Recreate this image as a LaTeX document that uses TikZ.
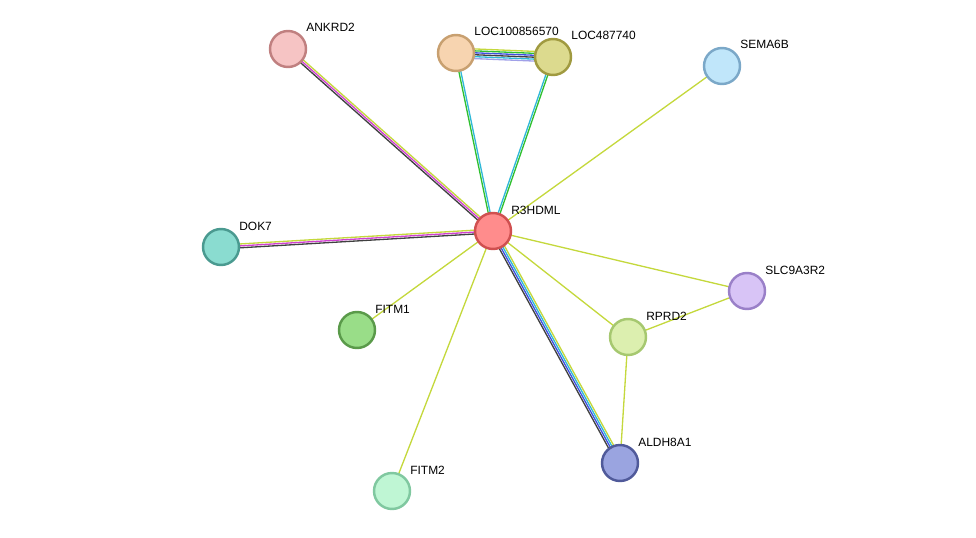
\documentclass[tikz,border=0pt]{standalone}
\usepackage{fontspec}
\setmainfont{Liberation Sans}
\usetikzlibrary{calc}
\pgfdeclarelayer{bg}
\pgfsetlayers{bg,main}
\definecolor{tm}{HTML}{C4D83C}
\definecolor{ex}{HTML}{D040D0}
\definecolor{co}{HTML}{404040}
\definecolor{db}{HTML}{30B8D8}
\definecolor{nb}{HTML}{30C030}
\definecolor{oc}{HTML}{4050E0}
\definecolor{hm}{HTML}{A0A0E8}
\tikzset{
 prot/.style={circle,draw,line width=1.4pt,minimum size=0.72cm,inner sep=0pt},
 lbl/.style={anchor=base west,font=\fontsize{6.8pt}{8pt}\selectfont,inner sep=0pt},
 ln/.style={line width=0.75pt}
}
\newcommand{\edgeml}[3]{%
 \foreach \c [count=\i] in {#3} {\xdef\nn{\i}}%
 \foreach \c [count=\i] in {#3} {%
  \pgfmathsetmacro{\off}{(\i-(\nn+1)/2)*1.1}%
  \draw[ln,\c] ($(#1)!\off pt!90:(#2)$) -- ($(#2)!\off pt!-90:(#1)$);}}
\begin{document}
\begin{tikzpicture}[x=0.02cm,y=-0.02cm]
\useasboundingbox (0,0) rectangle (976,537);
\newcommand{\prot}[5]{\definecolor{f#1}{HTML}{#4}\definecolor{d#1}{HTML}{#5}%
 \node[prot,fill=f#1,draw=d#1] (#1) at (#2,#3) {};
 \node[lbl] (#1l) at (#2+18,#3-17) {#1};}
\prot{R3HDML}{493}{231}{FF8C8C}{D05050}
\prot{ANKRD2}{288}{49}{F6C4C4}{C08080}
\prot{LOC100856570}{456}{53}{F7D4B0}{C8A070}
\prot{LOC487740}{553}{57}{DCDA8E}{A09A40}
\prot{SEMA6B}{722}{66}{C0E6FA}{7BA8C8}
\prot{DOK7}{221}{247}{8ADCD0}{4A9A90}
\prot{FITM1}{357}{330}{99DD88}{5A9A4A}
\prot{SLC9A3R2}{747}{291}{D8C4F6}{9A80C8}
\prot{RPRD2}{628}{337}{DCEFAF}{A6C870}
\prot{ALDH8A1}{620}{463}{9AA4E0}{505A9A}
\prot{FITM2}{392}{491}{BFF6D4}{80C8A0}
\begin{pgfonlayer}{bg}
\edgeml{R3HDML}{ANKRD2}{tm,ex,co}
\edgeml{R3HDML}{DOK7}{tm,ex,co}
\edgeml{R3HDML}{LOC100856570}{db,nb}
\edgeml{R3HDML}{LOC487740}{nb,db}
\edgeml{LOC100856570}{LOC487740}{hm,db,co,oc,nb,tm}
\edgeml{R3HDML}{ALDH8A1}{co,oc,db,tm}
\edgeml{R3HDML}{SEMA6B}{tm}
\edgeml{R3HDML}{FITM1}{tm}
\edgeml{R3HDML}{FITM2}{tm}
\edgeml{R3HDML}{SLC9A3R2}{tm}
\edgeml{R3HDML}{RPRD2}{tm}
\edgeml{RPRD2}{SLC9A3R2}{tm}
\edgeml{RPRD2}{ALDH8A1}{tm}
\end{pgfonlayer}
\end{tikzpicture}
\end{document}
--------------------
- **Requirements**: Make an exact copy of the data above, pictures excluded.

- **Result**:
Recreate this image as a LaTeX document that uses TikZ.
\documentclass[tikz,border=0pt]{standalone}
\usepackage{fontspec}
\setmainfont{Liberation Sans}
\usetikzlibrary{calc}
\pgfdeclarelayer{bg}
\pgfsetlayers{bg,main}
\definecolor{tm}{HTML}{C4D83C}
\definecolor{ex}{HTML}{D040D0}
\definecolor{co}{HTML}{404040}
\definecolor{db}{HTML}{30B8D8}
\definecolor{nb}{HTML}{30C030}
\definecolor{oc}{HTML}{4050E0}
\definecolor{hm}{HTML}{A0A0E8}
\tikzset{
 prot/.style={circle,draw,line width=1.4pt,minimum size=0.72cm,inner sep=0pt},
 lbl/.style={anchor=base west,font=\fontsize{6.8pt}{8pt}\selectfont,inner sep=0pt},
 ln/.style={line width=0.75pt}
}
\newcommand{\edgeml}[3]{%
 \foreach \c [count=\i] in {#3} {\xdef\nn{\i}}%
 \foreach \c [count=\i] in {#3} {%
  \pgfmathsetmacro{\off}{(\i-(\nn+1)/2)*1.1}%
  \draw[ln,\c] ($(#1)!\off pt!90:(#2)$) -- ($(#2)!\off pt!-90:(#1)$);}}
\begin{document}
\begin{tikzpicture}[x=0.02cm,y=-0.02cm]
\useasboundingbox (0,0) rectangle (976,537);
\newcommand{\prot}[5]{\definecolor{f#1}{HTML}{#4}\definecolor{d#1}{HTML}{#5}%
 \node[prot,fill=f#1,draw=d#1] (#1) at (#2,#3) {};
 \node[lbl] (#1l) at (#2+18,#3-17) {#1};}
\prot{R3HDML}{493}{231}{FF8C8C}{D05050}
\prot{ANKRD2}{288}{49}{F6C4C4}{C08080}
\prot{LOC100856570}{456}{53}{F7D4B0}{C8A070}
\prot{LOC487740}{553}{57}{DCDA8E}{A09A40}
\prot{SEMA6B}{722}{66}{C0E6FA}{7BA8C8}
\prot{DOK7}{221}{247}{8ADCD0}{4A9A90}
\prot{FITM1}{357}{330}{99DD88}{5A9A4A}
\prot{SLC9A3R2}{747}{291}{D8C4F6}{9A80C8}
\prot{RPRD2}{628}{337}{DCEFAF}{A6C870}
\prot{ALDH8A1}{620}{463}{9AA4E0}{505A9A}
\prot{FITM2}{392}{491}{BFF6D4}{80C8A0}
\begin{pgfonlayer}{bg}
\edgeml{R3HDML}{ANKRD2}{tm,ex,co}
\edgeml{R3HDML}{DOK7}{tm,ex,co}
\edgeml{R3HDML}{LOC100856570}{db,nb}
\edgeml{R3HDML}{LOC487740}{nb,db}
\edgeml{LOC100856570}{LOC487740}{hm,db,co,oc,nb,tm}
\edgeml{R3HDML}{ALDH8A1}{co,oc,db,tm}
\edgeml{R3HDML}{SEMA6B}{tm}
\edgeml{R3HDML}{FITM1}{tm}
\edgeml{R3HDML}{FITM2}{tm}
\edgeml{R3HDML}{SLC9A3R2}{tm}
\edgeml{R3HDML}{RPRD2}{tm}
\edgeml{RPRD2}{SLC9A3R2}{tm}
\edgeml{RPRD2}{ALDH8A1}{tm}
\end{pgfonlayer}
\end{tikzpicture}
\end{document}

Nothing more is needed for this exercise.